Пастиш | страница 35
Явная, обозначенная, оценочная имитация
Все имитации должны предполагать оценочное отношение: сам акт имитации подразумевает, что, по крайней мере, имитируемое произведение достаточно значимо, раз его взялись имитировать. Кроме того, формы имитации, рассматривавшиеся выше, могут использоваться для выражения оценки того, что они имитируют: розыгрыши или переделки, о которых говорилось выше, например, явно критически относятся к тому, что имитируют. Однако оценочность для них непринципиальна; только у оммажа, пародии и их родственников оценка неизбежно встроена в саму форму.
Подражание и оммаж
Подражание (emulation) и оммаж выражают восхищенное отношение к тому, что они имитируют.
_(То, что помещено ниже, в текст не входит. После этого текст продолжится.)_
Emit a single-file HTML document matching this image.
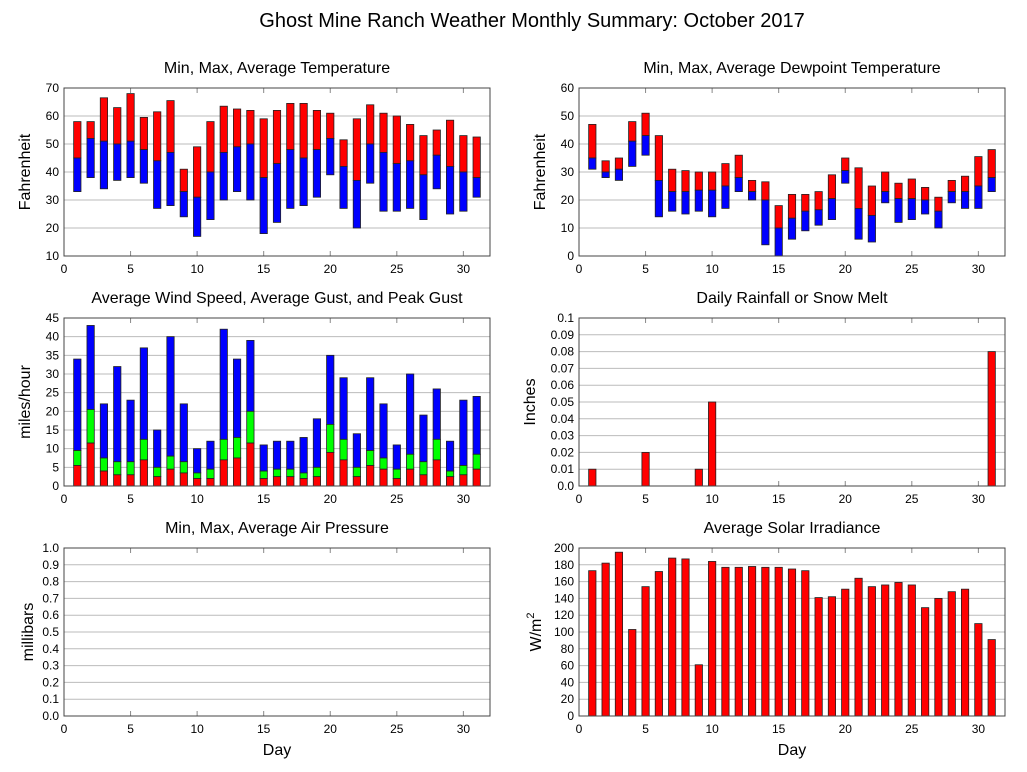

Они рождаются из разных культурных предпосылок: подражание естественным образом равняется на предшественников, тогда как оммаж — осознанный акт выражения благодарности в культуре, в которой это не является нормой.
Подражание
Подражание было основополагающей эстетической практикой в западной классической традиции. Лонгин (I в. н. э.)[51], следуя, по его собственному признанию, совету Платона, рекомендует «подражание великим писателям и поэтам прошлого», поскольку от величия древних писателей какие‑то дуновения проникают в души их подражателей, будто возносясь из священных дельфийских расщелин. Люди, даже не очень одаренные природой, вдыхая их, приобщаются к величественному [Longinus, 1965, p. 119; О возвышенном, 1966, с. 29].
За столетие до него Гораций также призывал начинающих поэтов «дни и ночи напролет изучать греческие образцы» [Horace, 1965, p. 88], а Квинтилиан, который был почти современником Лонгина, составил список авторов, которых должны читать начинающие ораторы.
Связь произведения с его предшественниками в подражании очевидна, но цель подражания не в ней. Скорее, предшественников имитируют, чтобы попытаться достичь того же, что достигли они. Гораций следовал за Аристотелем, считая целью искусства мимесис (подражание природе), но лучше всего этому можно научиться, следуя примеру тех, кто лучше всего делал это до вас. Лонгин приводит тот же аргумент для достижения возвышенного[52].
Эта динамика действует в средневековой ближневосточной поэзии, судя по описаниям Александра Куделина, который, однако, объясняет ее, скорее, в категориях соперничества и соревнования. Здесь поэт «не просто имитатор, последователь, он — соперник предшественника» [Kudelin, 1997, p. 59]. (Нечто подобное можно усмотреть в замечании Лонгина о том, что Платон не смог бы так хорошо писать, «если бы душой и сердцем не боролся за первое место с Гомером» [Kudelin, 1997, p. 120].) Понятие эстетического соревнования играло центральную роль в системе такой средневековой литературы, и истоки его были в идее вечности художественного сознания: то, что было хорошим и прекрасным в прошлом, хорошо и прекрасно и сегодня. Поэты стремились перещеголять своих предшественников, сочиняя стихи по их образцу, но это не следует понимать как эдипальный конфликт поколений, который вслед за Фрейдом усматривали интерпретаторы западной культуры (в частности, [Bloom, 1973]). Во‑первых, у этих поэтов не было желания обратить своих эстетических соперников в бегство, скорее они хотели «мирного сосуществования» между авторами-предшественниками и авторами-последователями, их соперниками [Kudelin, 1997, p. 61]. Во‑вторых, всегда подразумевалось, что на самом деле превзойти своих предшественников невозможно, потому что, подобно им, автор устремлен к трансцендентной, абсолютной цели, которая не может быть достигнута.